La figura del emperador en Japón fue sagrada, y aún queda algo de brillo en su investidura. En la primera mitad del siglo pasado, el emperador Hirohito era dios. Era el sol, el dador de vida. Después de que Japón perdió la guerra mundial con Estados Unidos, todo eso terminó. Hirohito fue obligado por los militares norteamericanos a declarar por el radio que no era dios, y los suicidios masivos se sucedieron en todo Japón. Su hijo Akihito, entendiendo el vació de relación que se había creado con el pueblo, se acercó a sus connacionales como un mandatario terrenal. Se casó con una mujer sin alcurnia. Fue un emperador populista, muy lejano de la tradición aristocrática de los shogunes.

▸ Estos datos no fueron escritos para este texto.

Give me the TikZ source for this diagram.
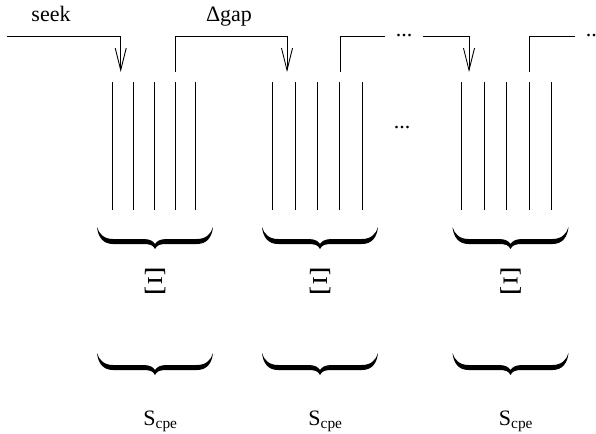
\documentclass[tikz,border=0pt]{standalone}
\usepackage{fontspec}
\setmainfont{Liberation Serif}
\usetikzlibrary{positioning, arrows.meta}
\tikzstyle{every node}=[font=\fontsize{22}{26}\selectfont, inner sep=0pt]
\tikzstyle{track}=[draw, line width=0.9pt]
\tikzstyle{hop}=[draw, line width=0.9pt]
\tikzstyle{dotsnode}=[inner xsep=11pt]
\tikzstyle{bignode}=[font=\normalsize]
\tikzset{curly/.pic={
  \fill (-58,0) .. controls (-57,10) and (-52,17) .. (-42,17) -- (-12,17)
    .. controls (-5,17) and (-2,18) .. (0,22)
    .. controls (2,18) and (5,17) .. (12,17) -- (42,17)
    .. controls (52,17) and (57,10) .. (58,0)
    .. controls (56,7) and (51,12) .. (42,12) -- (12,12)
    .. controls (5,12) and (2,14) .. (0,17)
    .. controls (-2,14) and (-5,12) .. (-12,12) -- (-42,12)
    .. controls (-51,12) and (-56,7) .. (-58,0) -- cycle;
}}

\begin{document}
\begin{tikzpicture}[x=1pt, y=-1pt, >={Straight Barb[length=22pt,width=11pt,line width=0.9pt]}]
  \useasboundingbox (0,0) rectangle (596,433);
  % tracks of the three groups
  \foreach \g/\xa/\dx in {a/112.7/20.8, b/272.7/22.4, c/461.7/22.5} {
    \foreach \i in {1,...,5} {
      \coordinate (\g\i top) at ({\xa+(\i-1)*\dx},82);
      \coordinate (\g\i bot) at ({\xa+(\i-1)*\dx},210);
      \draw[track] (\g\i top) -- (\g\i bot);
    }
  }
  % labels and dots
  \node[anchor=base] (seek) at (51,22) {seek};
  \node[anchor=base] (gap) at (229,22) {Δgap};
  \node[dotsnode] (dotsA) at (404,36) {...};
  \node[dotsnode] (dotsB) at (594,36) {...};
  \node (dotsM) at (402,128) {...};
  % arrows into the groups
  \coordinate (seek start) at (7,36);
  \coordinate (a in) at (120.7,72);
  \coordinate (b in) at (287,72);
  \coordinate (c in) at (469,72);
  \coordinate (a4 up) at (175.3,72);
  \coordinate (b4 up) at (340,72);
  \coordinate (c4 up) at (529,72);
  \draw[hop, ->] (seek start) -| (a in);
  \draw[hop, ->] (a4 up) -- ++(0,-36) -| (b in);
  \draw[hop] (b4 up) |- (dotsA.west);
  \draw[hop, ->] (dotsA.east) -| (c in);
  \draw[hop] (c4 up) |- (dotsB.west);
  % braces, Xi and S_cpe
  \foreach \g/\xc in {a/155, b/320, c/510.5} {
    \pic at (\xc,227) {curly};
    \node[bignode] (xi\g) at (\xc,281) {\scalebox{3.6}{$\Xi$}};
    \pic at (\xc,353) {curly};
    \node[anchor=base] (scpe\g) at (\xc+5.5,425) {S\textsubscript{cpe}};
  }
\end{tikzpicture}
\end{document}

Y ahora quiere dejar el poder con dignidad. Pero para eso existe un problema: la ley no contempla la renuncia del máximo símbolo de la nación. Para la ley, el emperador no es un simple mortal. Menos aún un hombre humilde que quiere retirarse por el bien de su pueblo. Eso nadie lo entiende. Ni en Japón, ni en ninguna otra parte.